# Data extract
+===+
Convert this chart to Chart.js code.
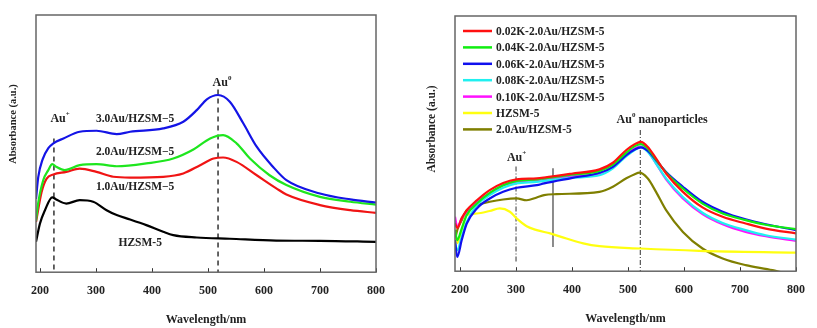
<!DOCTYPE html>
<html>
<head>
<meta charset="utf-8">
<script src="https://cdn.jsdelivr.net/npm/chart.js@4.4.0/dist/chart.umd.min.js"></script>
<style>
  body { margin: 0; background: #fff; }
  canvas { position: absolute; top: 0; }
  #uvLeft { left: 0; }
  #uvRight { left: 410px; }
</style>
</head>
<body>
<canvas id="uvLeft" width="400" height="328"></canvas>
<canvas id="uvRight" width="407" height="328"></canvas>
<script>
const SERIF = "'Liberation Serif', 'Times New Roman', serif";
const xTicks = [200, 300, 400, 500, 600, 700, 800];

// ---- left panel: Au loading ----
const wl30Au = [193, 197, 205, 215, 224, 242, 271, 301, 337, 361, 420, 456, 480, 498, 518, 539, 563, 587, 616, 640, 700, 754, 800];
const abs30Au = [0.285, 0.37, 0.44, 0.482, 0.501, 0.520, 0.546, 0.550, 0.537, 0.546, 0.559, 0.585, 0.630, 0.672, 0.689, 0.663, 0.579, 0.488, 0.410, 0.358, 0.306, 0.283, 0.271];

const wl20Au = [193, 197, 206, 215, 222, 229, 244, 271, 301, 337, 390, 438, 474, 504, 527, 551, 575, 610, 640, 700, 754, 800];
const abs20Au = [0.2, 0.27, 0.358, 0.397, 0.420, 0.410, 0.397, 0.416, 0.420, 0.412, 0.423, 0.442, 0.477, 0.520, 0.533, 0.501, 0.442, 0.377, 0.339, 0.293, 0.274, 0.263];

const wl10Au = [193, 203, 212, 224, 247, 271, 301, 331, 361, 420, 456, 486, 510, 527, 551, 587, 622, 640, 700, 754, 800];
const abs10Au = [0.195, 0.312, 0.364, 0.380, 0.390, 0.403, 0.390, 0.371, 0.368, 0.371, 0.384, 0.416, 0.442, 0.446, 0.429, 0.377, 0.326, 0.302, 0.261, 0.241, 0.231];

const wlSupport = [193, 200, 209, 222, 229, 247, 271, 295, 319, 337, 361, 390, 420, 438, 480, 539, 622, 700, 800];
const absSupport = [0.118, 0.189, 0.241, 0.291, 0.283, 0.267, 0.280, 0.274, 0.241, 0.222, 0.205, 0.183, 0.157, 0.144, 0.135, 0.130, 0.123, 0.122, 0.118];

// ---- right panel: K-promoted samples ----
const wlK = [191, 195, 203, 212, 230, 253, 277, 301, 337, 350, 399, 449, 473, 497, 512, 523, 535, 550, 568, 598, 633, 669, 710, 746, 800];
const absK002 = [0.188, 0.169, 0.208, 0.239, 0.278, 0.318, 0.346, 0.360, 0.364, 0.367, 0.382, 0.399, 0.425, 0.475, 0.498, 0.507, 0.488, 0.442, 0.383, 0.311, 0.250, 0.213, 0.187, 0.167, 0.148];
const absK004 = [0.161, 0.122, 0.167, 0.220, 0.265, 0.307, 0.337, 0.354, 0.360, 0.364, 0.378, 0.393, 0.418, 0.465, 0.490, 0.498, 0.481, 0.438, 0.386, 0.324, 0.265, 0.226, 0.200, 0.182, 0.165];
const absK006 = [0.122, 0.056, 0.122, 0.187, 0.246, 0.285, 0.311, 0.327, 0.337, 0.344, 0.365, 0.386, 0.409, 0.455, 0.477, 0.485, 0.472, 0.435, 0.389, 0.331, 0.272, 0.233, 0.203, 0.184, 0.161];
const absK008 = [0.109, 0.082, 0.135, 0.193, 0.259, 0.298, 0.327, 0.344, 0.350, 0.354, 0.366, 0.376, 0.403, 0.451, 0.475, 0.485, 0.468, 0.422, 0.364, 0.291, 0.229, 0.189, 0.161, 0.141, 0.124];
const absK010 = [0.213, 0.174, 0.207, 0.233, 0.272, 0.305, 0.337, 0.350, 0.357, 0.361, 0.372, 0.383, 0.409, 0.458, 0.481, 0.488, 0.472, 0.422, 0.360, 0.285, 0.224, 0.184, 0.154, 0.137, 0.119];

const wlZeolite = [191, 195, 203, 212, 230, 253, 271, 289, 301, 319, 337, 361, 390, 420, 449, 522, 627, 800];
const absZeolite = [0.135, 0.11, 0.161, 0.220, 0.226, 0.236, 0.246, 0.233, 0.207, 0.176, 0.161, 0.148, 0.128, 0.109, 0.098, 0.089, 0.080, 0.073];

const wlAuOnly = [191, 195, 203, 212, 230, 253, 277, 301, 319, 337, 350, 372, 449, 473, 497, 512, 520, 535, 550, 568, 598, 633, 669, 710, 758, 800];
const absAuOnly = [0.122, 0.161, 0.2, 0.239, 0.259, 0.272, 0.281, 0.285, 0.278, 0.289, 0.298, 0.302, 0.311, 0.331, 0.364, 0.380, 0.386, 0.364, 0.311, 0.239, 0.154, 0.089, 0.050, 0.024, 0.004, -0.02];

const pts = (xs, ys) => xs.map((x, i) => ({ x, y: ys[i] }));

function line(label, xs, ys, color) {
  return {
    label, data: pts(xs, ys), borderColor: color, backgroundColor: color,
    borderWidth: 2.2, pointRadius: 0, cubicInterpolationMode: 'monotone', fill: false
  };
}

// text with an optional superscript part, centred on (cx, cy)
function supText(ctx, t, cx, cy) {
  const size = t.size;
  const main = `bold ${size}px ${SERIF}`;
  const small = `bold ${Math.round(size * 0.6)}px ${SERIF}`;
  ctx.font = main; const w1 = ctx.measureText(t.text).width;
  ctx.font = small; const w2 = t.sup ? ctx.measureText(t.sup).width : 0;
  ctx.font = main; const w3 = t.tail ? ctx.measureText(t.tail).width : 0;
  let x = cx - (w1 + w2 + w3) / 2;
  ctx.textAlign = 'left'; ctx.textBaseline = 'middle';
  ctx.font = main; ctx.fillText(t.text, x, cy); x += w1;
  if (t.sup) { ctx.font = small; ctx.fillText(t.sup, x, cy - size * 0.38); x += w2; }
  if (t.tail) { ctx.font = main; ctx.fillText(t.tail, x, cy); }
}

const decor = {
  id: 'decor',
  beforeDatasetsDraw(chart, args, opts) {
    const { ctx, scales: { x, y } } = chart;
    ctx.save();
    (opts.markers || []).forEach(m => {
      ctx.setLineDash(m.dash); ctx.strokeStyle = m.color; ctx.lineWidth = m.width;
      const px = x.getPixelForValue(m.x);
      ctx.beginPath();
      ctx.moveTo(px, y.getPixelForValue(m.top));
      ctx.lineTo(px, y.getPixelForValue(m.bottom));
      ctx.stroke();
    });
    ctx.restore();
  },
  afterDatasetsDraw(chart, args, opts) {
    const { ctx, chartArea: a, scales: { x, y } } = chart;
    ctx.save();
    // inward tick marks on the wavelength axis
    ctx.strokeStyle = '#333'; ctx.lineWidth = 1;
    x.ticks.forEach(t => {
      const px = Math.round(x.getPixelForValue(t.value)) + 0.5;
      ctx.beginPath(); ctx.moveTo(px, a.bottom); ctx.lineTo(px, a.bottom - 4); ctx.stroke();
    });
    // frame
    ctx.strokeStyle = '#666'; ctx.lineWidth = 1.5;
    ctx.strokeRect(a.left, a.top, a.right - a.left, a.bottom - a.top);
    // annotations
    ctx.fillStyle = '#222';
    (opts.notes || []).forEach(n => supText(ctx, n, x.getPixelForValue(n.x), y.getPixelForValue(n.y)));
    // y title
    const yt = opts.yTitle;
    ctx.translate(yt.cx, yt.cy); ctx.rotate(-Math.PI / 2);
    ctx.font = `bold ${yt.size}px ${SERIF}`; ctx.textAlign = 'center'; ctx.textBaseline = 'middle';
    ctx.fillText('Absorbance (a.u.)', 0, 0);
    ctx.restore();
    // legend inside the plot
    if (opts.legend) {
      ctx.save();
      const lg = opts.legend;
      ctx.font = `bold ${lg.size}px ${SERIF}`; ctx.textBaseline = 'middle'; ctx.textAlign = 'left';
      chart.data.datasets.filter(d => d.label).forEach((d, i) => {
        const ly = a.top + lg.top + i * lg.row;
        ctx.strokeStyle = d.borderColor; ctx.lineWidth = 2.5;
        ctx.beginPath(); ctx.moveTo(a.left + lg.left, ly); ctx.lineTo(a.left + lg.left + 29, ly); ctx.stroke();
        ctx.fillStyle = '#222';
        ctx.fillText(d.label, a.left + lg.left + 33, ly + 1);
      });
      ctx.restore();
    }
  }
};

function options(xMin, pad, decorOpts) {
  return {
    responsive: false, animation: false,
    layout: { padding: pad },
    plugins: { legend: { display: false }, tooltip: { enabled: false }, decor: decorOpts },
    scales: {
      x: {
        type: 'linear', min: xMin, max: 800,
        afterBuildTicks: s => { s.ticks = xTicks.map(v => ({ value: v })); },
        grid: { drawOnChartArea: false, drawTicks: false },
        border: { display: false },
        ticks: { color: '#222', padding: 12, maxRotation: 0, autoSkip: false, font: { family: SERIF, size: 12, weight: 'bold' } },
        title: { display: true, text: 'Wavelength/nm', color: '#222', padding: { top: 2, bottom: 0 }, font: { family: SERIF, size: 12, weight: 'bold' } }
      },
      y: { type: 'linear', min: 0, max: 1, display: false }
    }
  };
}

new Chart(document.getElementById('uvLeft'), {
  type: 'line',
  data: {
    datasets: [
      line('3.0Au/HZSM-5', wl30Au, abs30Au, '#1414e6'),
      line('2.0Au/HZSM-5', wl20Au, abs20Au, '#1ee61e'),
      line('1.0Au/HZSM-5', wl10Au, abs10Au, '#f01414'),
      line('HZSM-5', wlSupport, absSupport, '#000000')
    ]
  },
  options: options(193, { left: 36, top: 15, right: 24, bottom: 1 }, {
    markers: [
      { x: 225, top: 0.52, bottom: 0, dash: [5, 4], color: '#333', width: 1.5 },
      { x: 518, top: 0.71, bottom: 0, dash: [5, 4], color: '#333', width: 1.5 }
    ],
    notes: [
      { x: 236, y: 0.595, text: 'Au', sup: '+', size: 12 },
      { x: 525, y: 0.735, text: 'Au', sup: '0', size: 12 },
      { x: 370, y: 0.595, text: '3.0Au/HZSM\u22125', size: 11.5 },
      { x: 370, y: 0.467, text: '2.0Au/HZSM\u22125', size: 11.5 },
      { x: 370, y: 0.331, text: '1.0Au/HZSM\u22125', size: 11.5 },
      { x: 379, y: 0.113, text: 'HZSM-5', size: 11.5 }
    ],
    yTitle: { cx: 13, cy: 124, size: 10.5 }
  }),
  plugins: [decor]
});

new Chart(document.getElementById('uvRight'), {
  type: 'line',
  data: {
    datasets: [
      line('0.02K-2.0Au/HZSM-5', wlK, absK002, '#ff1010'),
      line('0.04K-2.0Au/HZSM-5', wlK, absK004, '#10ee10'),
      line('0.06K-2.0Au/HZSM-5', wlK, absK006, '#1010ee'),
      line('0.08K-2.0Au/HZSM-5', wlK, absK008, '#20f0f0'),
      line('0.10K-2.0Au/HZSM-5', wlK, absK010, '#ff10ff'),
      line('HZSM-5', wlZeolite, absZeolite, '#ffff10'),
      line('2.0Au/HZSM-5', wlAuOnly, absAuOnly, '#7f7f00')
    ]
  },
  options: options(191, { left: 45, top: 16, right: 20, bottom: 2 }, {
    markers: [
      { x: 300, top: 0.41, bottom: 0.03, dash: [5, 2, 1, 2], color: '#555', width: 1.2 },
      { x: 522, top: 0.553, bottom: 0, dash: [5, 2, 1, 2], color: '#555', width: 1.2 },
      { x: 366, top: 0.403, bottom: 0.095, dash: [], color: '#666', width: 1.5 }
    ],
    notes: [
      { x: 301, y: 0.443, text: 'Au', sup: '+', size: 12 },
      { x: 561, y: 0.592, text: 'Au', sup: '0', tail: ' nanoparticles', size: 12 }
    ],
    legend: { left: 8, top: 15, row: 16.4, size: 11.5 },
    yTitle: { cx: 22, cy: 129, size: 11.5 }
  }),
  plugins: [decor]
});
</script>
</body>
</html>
+===+
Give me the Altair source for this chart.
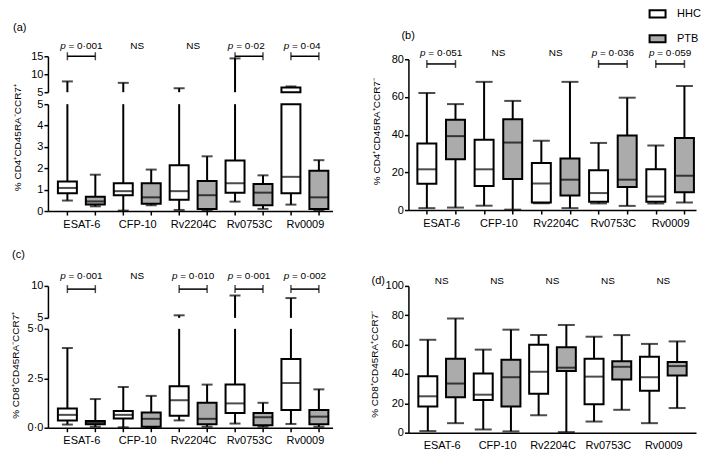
+===+
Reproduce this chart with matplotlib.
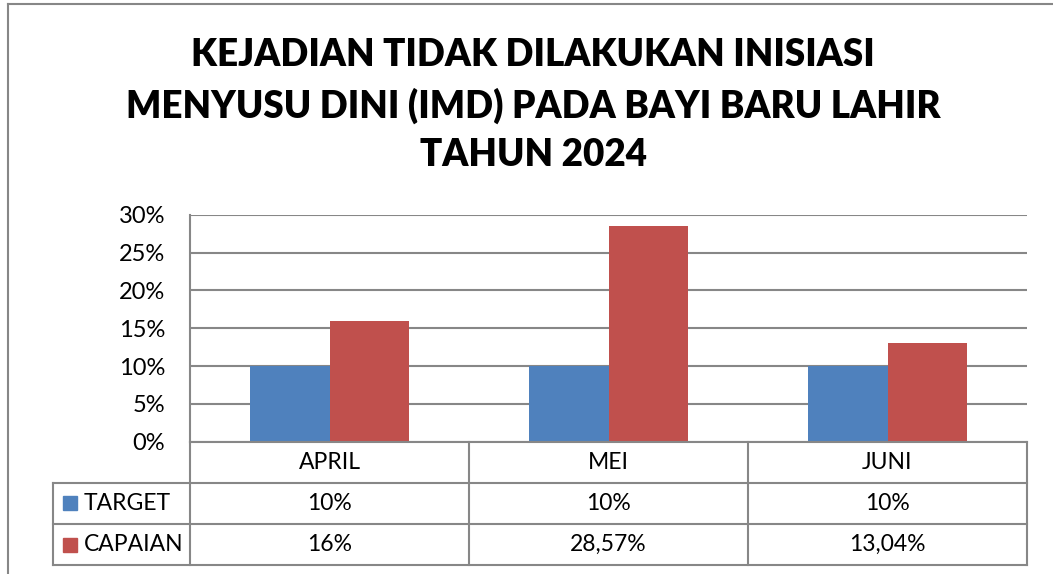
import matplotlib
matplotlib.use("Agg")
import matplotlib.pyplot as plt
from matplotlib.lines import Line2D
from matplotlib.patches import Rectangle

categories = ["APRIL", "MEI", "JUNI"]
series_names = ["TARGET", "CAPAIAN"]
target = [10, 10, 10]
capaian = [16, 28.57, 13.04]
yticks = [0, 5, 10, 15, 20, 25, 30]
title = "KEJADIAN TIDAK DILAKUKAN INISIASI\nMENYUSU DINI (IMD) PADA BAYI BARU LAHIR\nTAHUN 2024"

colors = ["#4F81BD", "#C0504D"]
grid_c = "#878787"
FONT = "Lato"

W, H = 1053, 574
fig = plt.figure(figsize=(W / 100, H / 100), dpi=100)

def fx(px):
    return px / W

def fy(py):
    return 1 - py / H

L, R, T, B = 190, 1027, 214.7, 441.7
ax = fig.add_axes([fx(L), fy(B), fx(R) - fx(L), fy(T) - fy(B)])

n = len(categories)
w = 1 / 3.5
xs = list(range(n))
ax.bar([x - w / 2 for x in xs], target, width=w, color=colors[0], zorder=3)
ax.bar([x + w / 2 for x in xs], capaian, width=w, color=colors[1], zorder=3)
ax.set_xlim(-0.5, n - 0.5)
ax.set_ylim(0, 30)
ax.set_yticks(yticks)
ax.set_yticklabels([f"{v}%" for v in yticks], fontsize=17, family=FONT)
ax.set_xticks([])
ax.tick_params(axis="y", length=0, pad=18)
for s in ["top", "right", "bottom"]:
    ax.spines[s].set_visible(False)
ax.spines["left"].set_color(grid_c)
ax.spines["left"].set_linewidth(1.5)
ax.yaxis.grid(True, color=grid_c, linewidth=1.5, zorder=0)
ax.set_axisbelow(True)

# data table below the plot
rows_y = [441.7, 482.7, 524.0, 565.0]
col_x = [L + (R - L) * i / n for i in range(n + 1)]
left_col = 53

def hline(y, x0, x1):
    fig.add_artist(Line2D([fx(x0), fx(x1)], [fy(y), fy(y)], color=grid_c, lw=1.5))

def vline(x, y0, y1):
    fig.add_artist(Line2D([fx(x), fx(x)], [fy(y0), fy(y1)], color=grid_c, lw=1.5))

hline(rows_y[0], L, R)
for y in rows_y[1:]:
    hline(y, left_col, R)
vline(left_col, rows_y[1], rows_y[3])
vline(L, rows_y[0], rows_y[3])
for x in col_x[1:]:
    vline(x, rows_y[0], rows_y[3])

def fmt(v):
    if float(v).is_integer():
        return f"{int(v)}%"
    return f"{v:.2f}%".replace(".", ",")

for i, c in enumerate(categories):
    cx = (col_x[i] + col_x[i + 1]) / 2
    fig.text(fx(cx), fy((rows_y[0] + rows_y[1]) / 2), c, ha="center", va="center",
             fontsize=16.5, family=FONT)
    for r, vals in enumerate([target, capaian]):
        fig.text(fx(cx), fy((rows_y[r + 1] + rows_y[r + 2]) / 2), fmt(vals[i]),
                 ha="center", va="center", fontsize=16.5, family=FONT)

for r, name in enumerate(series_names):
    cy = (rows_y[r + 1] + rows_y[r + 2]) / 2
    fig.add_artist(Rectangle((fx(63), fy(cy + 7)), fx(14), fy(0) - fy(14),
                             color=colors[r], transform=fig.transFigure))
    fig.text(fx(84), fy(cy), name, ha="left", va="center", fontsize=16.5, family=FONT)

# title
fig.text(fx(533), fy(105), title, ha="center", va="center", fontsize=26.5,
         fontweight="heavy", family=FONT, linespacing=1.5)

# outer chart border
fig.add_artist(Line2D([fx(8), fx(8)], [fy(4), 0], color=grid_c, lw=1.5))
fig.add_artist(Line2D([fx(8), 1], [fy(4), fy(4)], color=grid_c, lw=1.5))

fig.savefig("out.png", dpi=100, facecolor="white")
+===+
# Written instruction
Identify the lines in the entries above that contain "with", then copy them out.

# Written answer
// text with an optional superscript part, centred on (cx, cy)
Reproduce this chart with matplotlib.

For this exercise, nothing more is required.